Ringfort (Rath), Attiflynn, Co. Galway
Co. Galway |
Ringforts
Two ringforts sharing the same local name occupy a stretch of land near Attiflynn in north County Galway, sitting roughly 250 metres apart.
Both are known as Higgin's Fort, a detail recorded by Neary in 1914, and the doubling raises quiet questions about local memory, land ownership, and how names attach themselves to earthworks over generations. The site in question here is the more easterly of the pair, and it has not fared well against time and agriculture.
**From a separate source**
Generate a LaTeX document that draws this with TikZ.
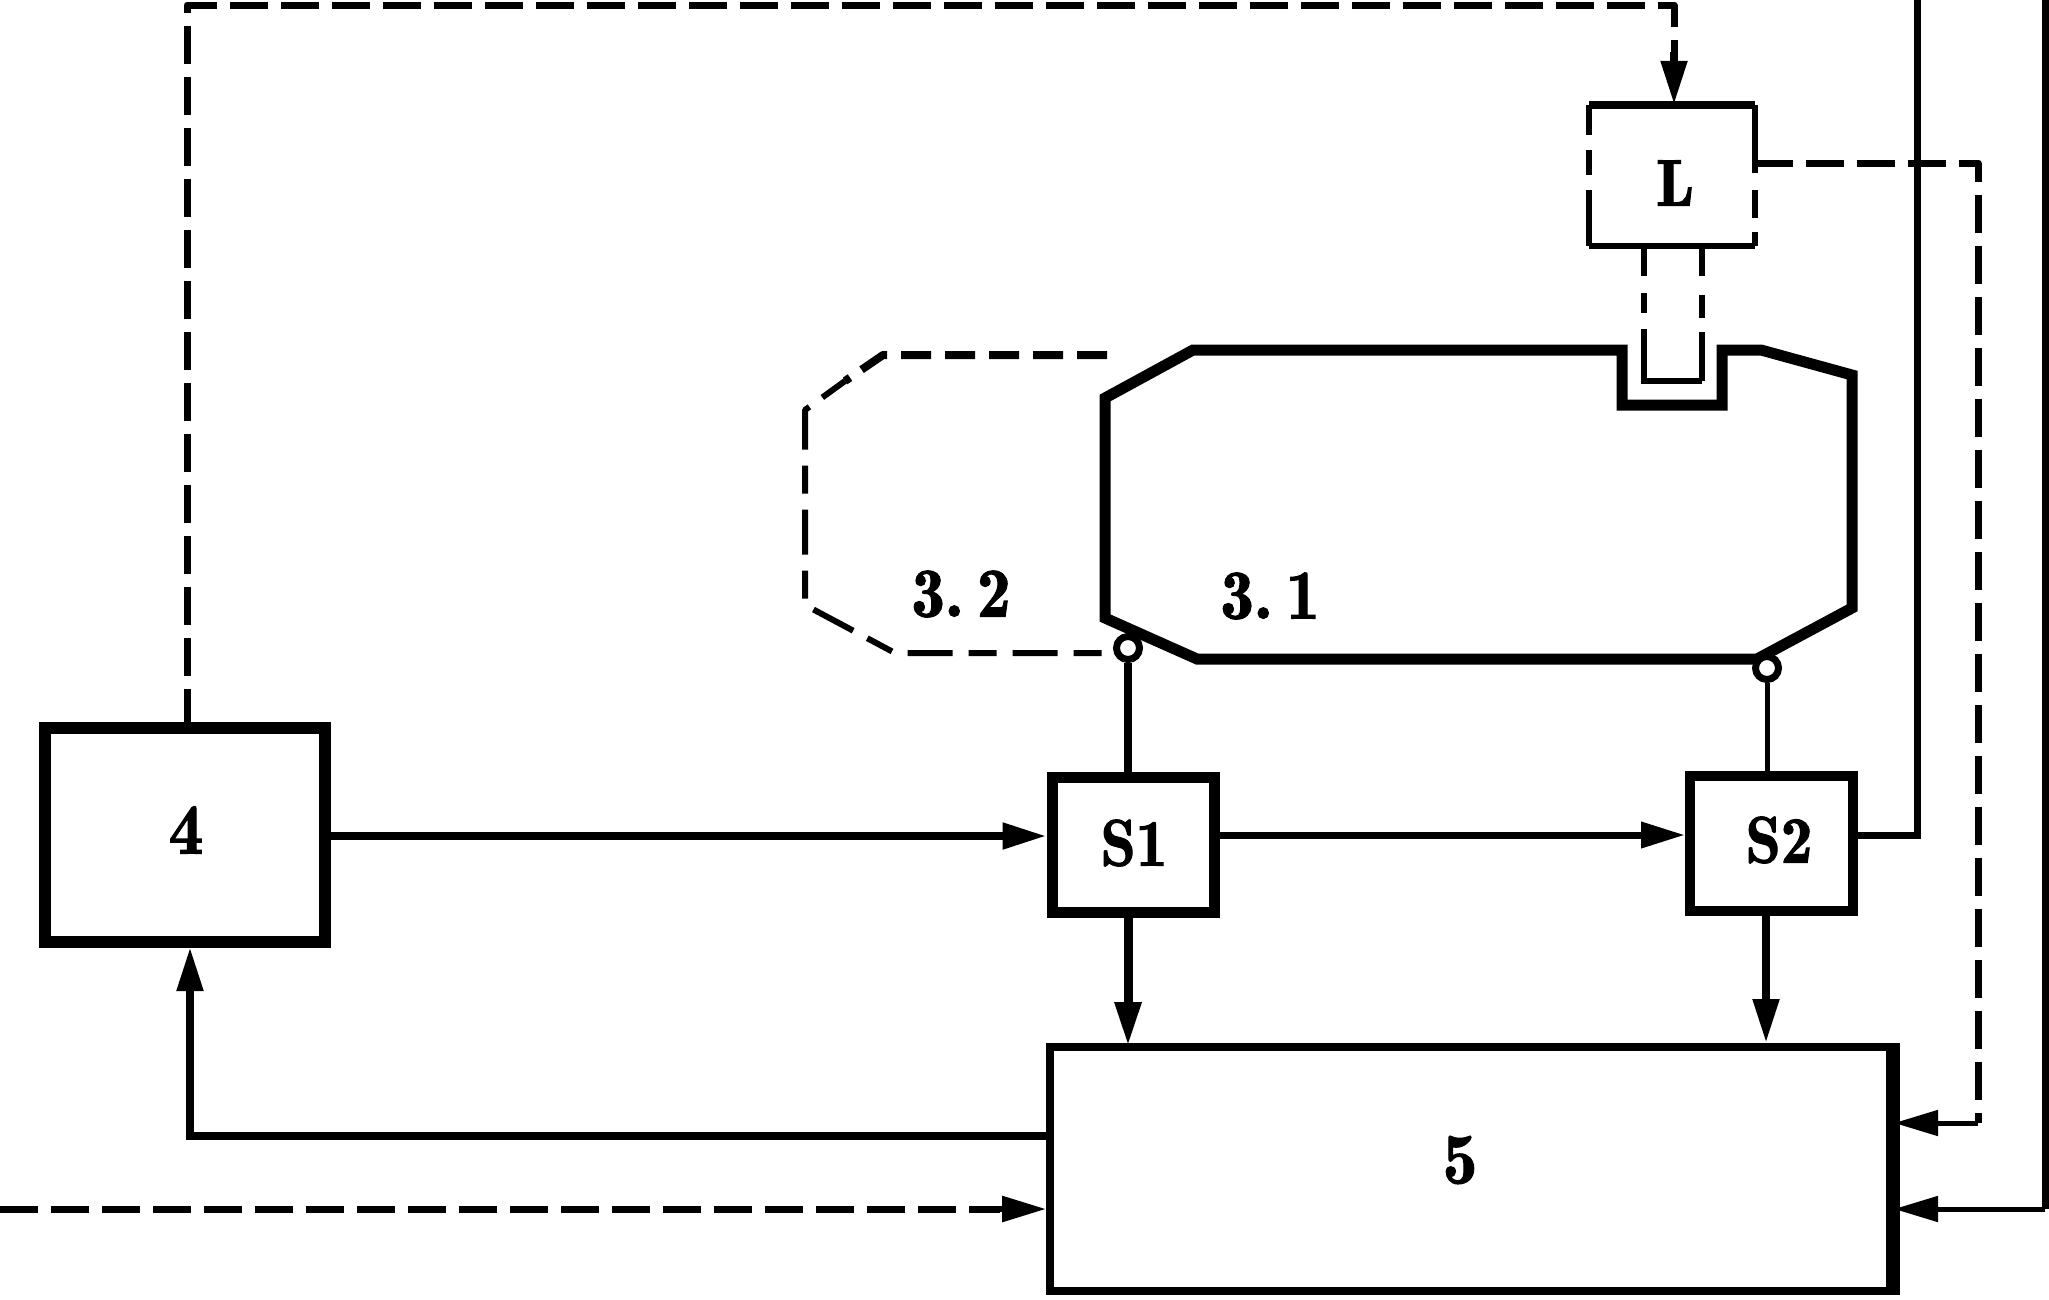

The monument is a circular rath, a type of enclosed farmstead built predominantly during the early medieval period, typically between the fifth and twelfth centuries. Such enclosures were usually formed by one or more earthen banks and ditches, protecting a family's dwelling and livestock. At Attiflynn, the defining feature that survives is a scarp, essentially a slope in the ground marking where the original bank or ditch once stood, and even that disappears entirely on the eastern side. The interior diameter of approximately 44 metres is a reasonable size for a rath of this kind, suggesting it once enclosed a modest but functioning farmstead. Field boundaries, drawn across the landscape at various points in the intervening centuries, cut through the monument, which helps explain its poor state of preservation. The archaeology beneath the surface may yet be more intact than what can be seen at ground level, but above ground there is little left to read.